- _Short exercise_:
Exactly as written, retype the listing below, omitting the pictures.

Code that draws figures:
□ □ □ □ □

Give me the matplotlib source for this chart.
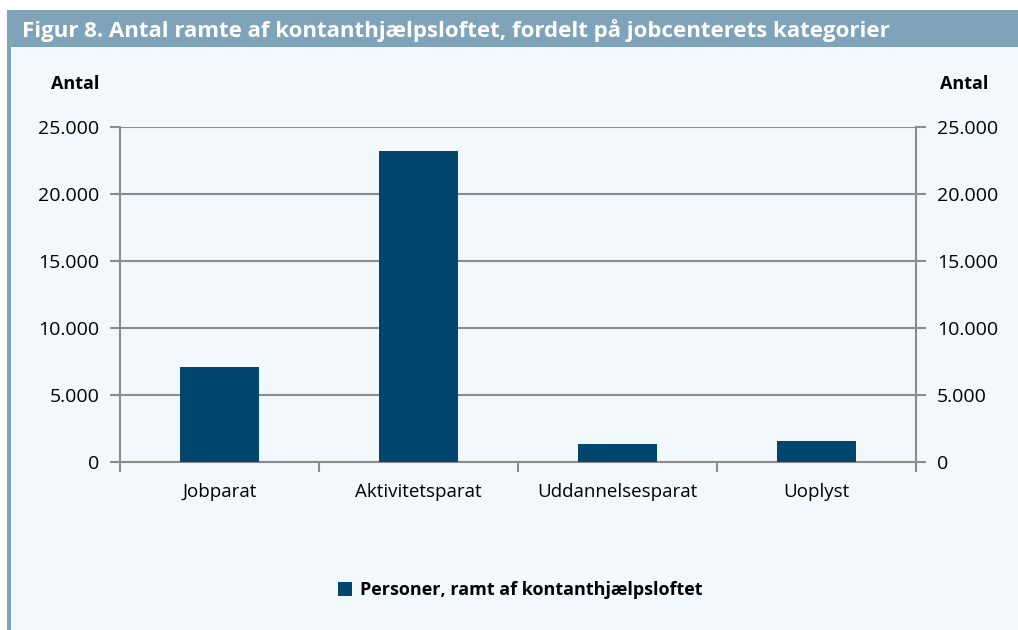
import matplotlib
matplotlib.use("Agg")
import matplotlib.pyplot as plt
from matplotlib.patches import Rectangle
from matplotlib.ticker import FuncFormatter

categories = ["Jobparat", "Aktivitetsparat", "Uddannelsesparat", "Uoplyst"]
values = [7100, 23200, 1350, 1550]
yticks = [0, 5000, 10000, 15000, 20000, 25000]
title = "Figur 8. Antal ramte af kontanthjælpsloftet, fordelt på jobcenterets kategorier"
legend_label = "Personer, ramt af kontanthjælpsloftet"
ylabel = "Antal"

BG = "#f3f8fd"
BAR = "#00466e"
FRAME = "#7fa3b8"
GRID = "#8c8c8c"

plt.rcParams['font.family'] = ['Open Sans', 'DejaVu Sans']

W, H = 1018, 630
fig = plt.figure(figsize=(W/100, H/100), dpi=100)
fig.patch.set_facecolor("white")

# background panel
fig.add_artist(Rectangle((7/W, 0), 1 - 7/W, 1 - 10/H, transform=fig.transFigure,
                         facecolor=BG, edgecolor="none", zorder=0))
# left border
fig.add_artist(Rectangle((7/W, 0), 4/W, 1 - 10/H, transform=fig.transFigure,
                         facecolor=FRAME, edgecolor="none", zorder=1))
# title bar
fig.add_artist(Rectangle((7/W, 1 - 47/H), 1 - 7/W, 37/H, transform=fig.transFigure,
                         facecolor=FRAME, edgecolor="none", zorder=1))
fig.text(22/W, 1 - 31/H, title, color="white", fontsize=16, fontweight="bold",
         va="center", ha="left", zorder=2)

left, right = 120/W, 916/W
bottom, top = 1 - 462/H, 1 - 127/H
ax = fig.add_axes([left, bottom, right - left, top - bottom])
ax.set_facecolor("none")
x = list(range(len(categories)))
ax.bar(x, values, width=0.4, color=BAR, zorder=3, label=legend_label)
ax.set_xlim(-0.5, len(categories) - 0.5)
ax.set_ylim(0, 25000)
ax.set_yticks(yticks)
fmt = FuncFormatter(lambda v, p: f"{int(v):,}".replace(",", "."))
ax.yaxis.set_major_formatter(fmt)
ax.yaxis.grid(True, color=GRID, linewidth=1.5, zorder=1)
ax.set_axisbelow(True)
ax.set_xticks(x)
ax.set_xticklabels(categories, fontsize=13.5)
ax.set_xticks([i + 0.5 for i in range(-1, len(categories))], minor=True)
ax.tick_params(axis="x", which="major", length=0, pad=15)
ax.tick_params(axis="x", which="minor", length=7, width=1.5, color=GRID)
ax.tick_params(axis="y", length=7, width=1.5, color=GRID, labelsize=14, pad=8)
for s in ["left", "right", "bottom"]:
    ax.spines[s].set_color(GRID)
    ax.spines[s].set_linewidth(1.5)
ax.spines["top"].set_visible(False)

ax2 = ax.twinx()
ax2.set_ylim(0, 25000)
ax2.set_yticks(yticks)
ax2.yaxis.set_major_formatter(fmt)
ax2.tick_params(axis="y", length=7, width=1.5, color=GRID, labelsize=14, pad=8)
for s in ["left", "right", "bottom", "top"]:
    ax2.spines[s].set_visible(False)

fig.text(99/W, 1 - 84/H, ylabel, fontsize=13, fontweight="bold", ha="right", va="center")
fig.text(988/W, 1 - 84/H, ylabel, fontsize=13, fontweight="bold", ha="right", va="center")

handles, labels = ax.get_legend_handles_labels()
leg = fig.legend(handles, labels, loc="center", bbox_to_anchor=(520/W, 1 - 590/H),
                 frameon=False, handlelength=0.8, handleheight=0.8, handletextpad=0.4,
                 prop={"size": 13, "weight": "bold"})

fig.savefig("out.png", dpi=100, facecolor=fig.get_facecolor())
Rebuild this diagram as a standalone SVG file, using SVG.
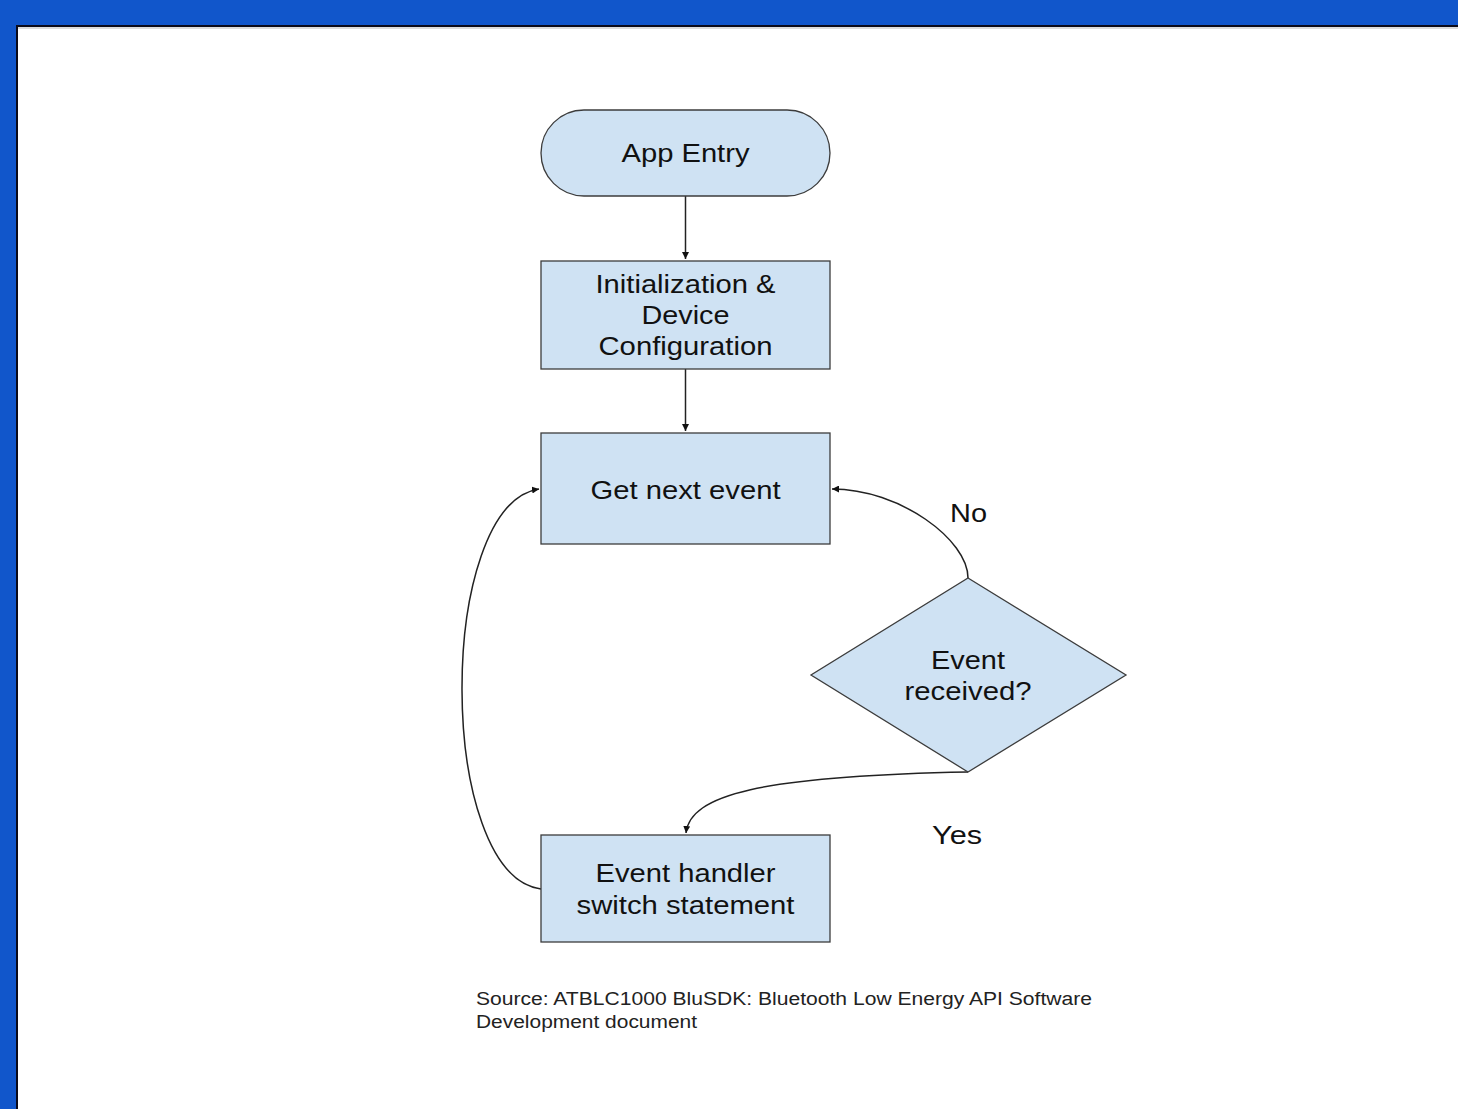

□ □ □ □ □

- _Solution to the exercise_:
Give me the matplotlib source for this chart.
import matplotlib
matplotlib.use("Agg")
import matplotlib.pyplot as plt
from matplotlib.patches import Rectangle
from matplotlib.ticker import FuncFormatter

categories = ["Jobparat", "Aktivitetsparat", "Uddannelsesparat", "Uoplyst"]
values = [7100, 23200, 1350, 1550]
yticks = [0, 5000, 10000, 15000, 20000, 25000]
title = "Figur 8. Antal ramte af kontanthjælpsloftet, fordelt på jobcenterets kategorier"
legend_label = "Personer, ramt af kontanthjælpsloftet"
ylabel = "Antal"

BG = "#f3f8fd"
BAR = "#00466e"
FRAME = "#7fa3b8"
GRID = "#8c8c8c"

plt.rcParams['font.family'] = ['Open Sans', 'DejaVu Sans']

W, H = 1018, 630
fig = plt.figure(figsize=(W/100, H/100), dpi=100)
fig.patch.set_facecolor("white")

# background panel
fig.add_artist(Rectangle((7/W, 0), 1 - 7/W, 1 - 10/H, transform=fig.transFigure,
                         facecolor=BG, edgecolor="none", zorder=0))
# left border
fig.add_artist(Rectangle((7/W, 0), 4/W, 1 - 10/H, transform=fig.transFigure,
                         facecolor=FRAME, edgecolor="none", zorder=1))
# title bar
fig.add_artist(Rectangle((7/W, 1 - 47/H), 1 - 7/W, 37/H, transform=fig.transFigure,
                         facecolor=FRAME, edgecolor="none", zorder=1))
fig.text(22/W, 1 - 31/H, title, color="white", fontsize=16, fontweight="bold",
         va="center", ha="left", zorder=2)

left, right = 120/W, 916/W
bottom, top = 1 - 462/H, 1 - 127/H
ax = fig.add_axes([left, bottom, right - left, top - bottom])
ax.set_facecolor("none")
x = list(range(len(categories)))
ax.bar(x, values, width=0.4, color=BAR, zorder=3, label=legend_label)
ax.set_xlim(-0.5, len(categories) - 0.5)
ax.set_ylim(0, 25000)
ax.set_yticks(yticks)
fmt = FuncFormatter(lambda v, p: f"{int(v):,}".replace(",", "."))
ax.yaxis.set_major_formatter(fmt)
ax.yaxis.grid(True, color=GRID, linewidth=1.5, zorder=1)
ax.set_axisbelow(True)
ax.set_xticks(x)
ax.set_xticklabels(categories, fontsize=13.5)
ax.set_xticks([i + 0.5 for i in range(-1, len(categories))], minor=True)
ax.tick_params(axis="x", which="major", length=0, pad=15)
ax.tick_params(axis="x", which="minor", length=7, width=1.5, color=GRID)
ax.tick_params(axis="y", length=7, width=1.5, color=GRID, labelsize=14, pad=8)
for s in ["left", "right", "bottom"]:
    ax.spines[s].set_color(GRID)
    ax.spines[s].set_linewidth(1.5)
ax.spines["top"].set_visible(False)

ax2 = ax.twinx()
ax2.set_ylim(0, 25000)
ax2.set_yticks(yticks)
ax2.yaxis.set_major_formatter(fmt)
ax2.tick_params(axis="y", length=7, width=1.5, color=GRID, labelsize=14, pad=8)
for s in ["left", "right", "bottom", "top"]:
    ax2.spines[s].set_visible(False)

fig.text(99/W, 1 - 84/H, ylabel, fontsize=13, fontweight="bold", ha="right", va="center")
fig.text(988/W, 1 - 84/H, ylabel, fontsize=13, fontweight="bold", ha="right", va="center")

handles, labels = ax.get_legend_handles_labels()
leg = fig.legend(handles, labels, loc="center", bbox_to_anchor=(520/W, 1 - 590/H),
                 frameon=False, handlelength=0.8, handleheight=0.8, handletextpad=0.4,
                 prop={"size": 13, "weight": "bold"})

fig.savefig("out.png", dpi=100, facecolor=fig.get_facecolor())
Rebuild this diagram as a standalone SVG file, using SVG.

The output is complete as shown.